A l’instar de beaucoup de pays industrialisés, la Roumanie traverse elle aussi une crise démographique. Il existe au sein de sa population un déséquilibre entre le nombre de retraités et celui des travailleurs actifs. Ce qui pourrait laisser penser, de prime abord, que cette baisse du nombre de retraités est une bonne nouvelle. Cătălin Ghinăraru nous en dit plus.
« En Roumanie, le rapport entre le nombre de personnes actives sur le marché de l’emploi et le nombre de retraités n’est pas très favorable. Mais la légère diminution du nombre de retraités peut être perçue positivement. Nous faisons face à un problème de durabilité du système de retraite. Il est bon de préciser quelques points importants : cette tendance ne va pas durer car nous approchons doucement mais sûrement de 2030 puis de 2032. A partir de là, la plupart des gens appartenant à cette génération très nombreuse vont partir à la retraite. Ce sont les fameux « enfants du décret » qui devraient atteindre l’âge de départ à la retraite aux alentours de 2032. Si les conditions de départ à la retraite restent les mêmes, nous allons assister à une augmentation massive du nombre de retraités. »
Pour cette raison, des discussions sont en cours pour rallonger la période de cotisation, augmentant implicitement l’âge de départ. Mais l’idée d’accroître progressivement l’âge de départ à la retraite jusqu’à près de 70 ans rencontre une opposition farouche de la part de la population. Que pense l’analyste économique Cătălin Ghinăraru de cette situation ?

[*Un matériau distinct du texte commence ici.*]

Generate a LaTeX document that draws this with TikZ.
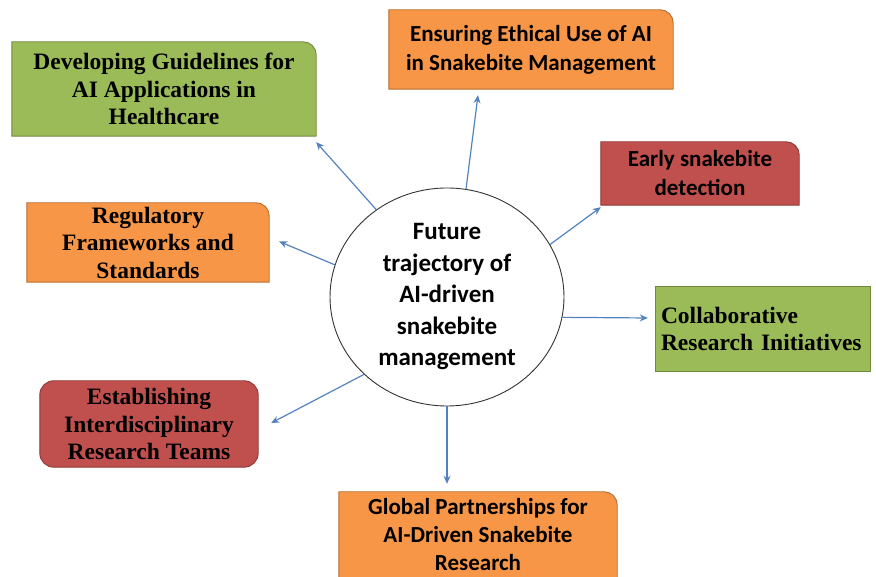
\documentclass[tikz,border=0pt]{standalone}
\usepackage{fontspec}
\setmainfont{Liberation Serif}
\newfontfamily\calib{Carlito}
\usetikzlibrary{arrows.meta,calc,backgrounds,shapes.geometric}
\definecolor{grn}{RGB}{155,187,89}
\definecolor{grnd}{RGB}{113,137,63}
\definecolor{org}{RGB}{247,150,70}
\definecolor{orgd}{RGB}{182,109,49}
\definecolor{rd}{RGB}{192,80,77}
\definecolor{rdd}{RGB}{140,56,54}
\definecolor{arr}{RGB}{84,130,190}
\tikzset{
  sbox/.style={inner sep=0pt, align=center, font=\fontsize{23.5}{27.5}\selectfont\bfseries},
  cbox/.style={inner sep=0pt, align=center, font=\fontsize{23}{29}\selectfont\calib\bfseries},
  conn/.style={draw=arr, line width=1.2pt, -{Stealth[length=8pt,width=7pt]}},
}
\newcommand\rtbox[3]{%
  \filldraw[fill=#2,draw=#3,line width=0.9pt] (#1.south west) -- (#1.north west) -- ([xshift=-13pt]#1.north east) arc[start angle=90,end angle=0,radius=13pt] -- (#1.south east) -- cycle;}
\begin{document}
\begin{tikzpicture}[x=1pt,y=1pt]
\useasboundingbox (0,0) rectangle (876,577);
\clip (0,0) rectangle (876,577);
% nodes
\node[sbox, minimum width=304pt, minimum height=94pt] (dev) at (164,488) {Developing Guidelines for\\AI Applications in\\Healthcare};
\node[cbox, minimum width=284pt, minimum height=79pt] (eth) at (531,527.5) {Ensuring Ethical Use of AI\\in Snakebite Management};
\node[cbox, minimum width=198pt, minimum height=63pt] (early) at (700,403.5) {Early snakebite\\detection};
\node[sbox, minimum width=242pt, minimum height=79pt] (reg) at (148,334.5) {Regulatory\\Frameworks and\\Standards};
\node[sbox, minimum width=214pt, minimum height=84pt, align=left, text width=204pt] (col) at (763,248) {Collaborative\\Research Initiatives};
\node[sbox, minimum width=218pt, minimum height=86pt] (est) at (149,153) {Establishing\\Interdisciplinary\\Research Teams};
\node[cbox, minimum width=278pt, minimum height=86pt, font=\fontsize{23}{28}\selectfont\calib\bfseries] (glob) at (478,42) {Global Partnerships for\\AI-Driven Snakebite\\Research};
\node[ellipse, draw=black!80, line width=0.9pt, fill=white, minimum width=234pt, minimum height=218pt, inner sep=0pt, align=center, font=\fontsize{25}{31.5}\selectfont\calib\bfseries] (c) at (447,280) {Future\\trajectory of\\AI-driven\\snakebite\\management};
% box shapes
\begin{scope}[on background layer]
\rtbox{dev}{grn}{grnd}
\rtbox{eth}{org}{orgd}
\rtbox{early}{rd}{rdd}
\rtbox{reg}{org}{orgd}
\filldraw[fill=grn,draw=grnd,line width=0.9pt] (col.south west) rectangle (col.north east);
\filldraw[fill=rd,draw=rdd,line width=0.9pt,rounded corners=14pt] (est.south west) rectangle (est.north east);
\rtbox{glob}{org}{orgd}
\end{scope}
% connectors
\draw[conn] (c.129) -- ($(dev.south east)+(0,-6)$);
\draw[conn] (c.80) -- ($(eth.south)+(-53,-6)$);
\draw[conn] (c.27) -- ($(early.south west)+(0,-2)$);
\draw[conn] (c.164) -- ($(reg.east)+(10,1)$);
\draw[conn] (c.-10) -- ($(col.west)+(-8,11)$);
\draw[conn] (c.223) -- ($(est.east)+(13,1)$);
\draw[conn] (c.270) -- ($(glob.north)+(-31,8)$);
\end{tikzpicture}
\end{document}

« Cette proposition n’a pas été bien accueillie, ni ailleurs, ni chez nous. Cette augmentation de l’âge de départ à la retraite implique une durée de cotisation de 40 ans. C’est très long, surtout en Roumanie où les conditions sur le marché de l’emploi ne sont pas des plus favorables. Beaucoup se demandent s’ils parviendront à cotiser sur l’intégralité de cette période. La loi actuelle et les lois en cours d’élaboration permettraient donc de compenser en offrant la possibilité d’acheter des trimestres de cotisation. Il est aussi vrai que les choses pourraient changer d’ici là. Il est tout à fait possible que cette génération née dans les années 60-70 pense différemment des générations précédentes. En effet, ces personnes sont arrivées sur le marché du travail et ont pu exercer leur activité dans un contexte de marché libre. »
Pour le moment, difficile de prédire quels seront les options et les comportements adoptés par la génération des enfants du décret au moment de prendre leur retraite. De même, nul ne sait comment évoluera la loi et l’influence que cette dernière aura sur l’état d’esprit des gens au sujet de la retraite.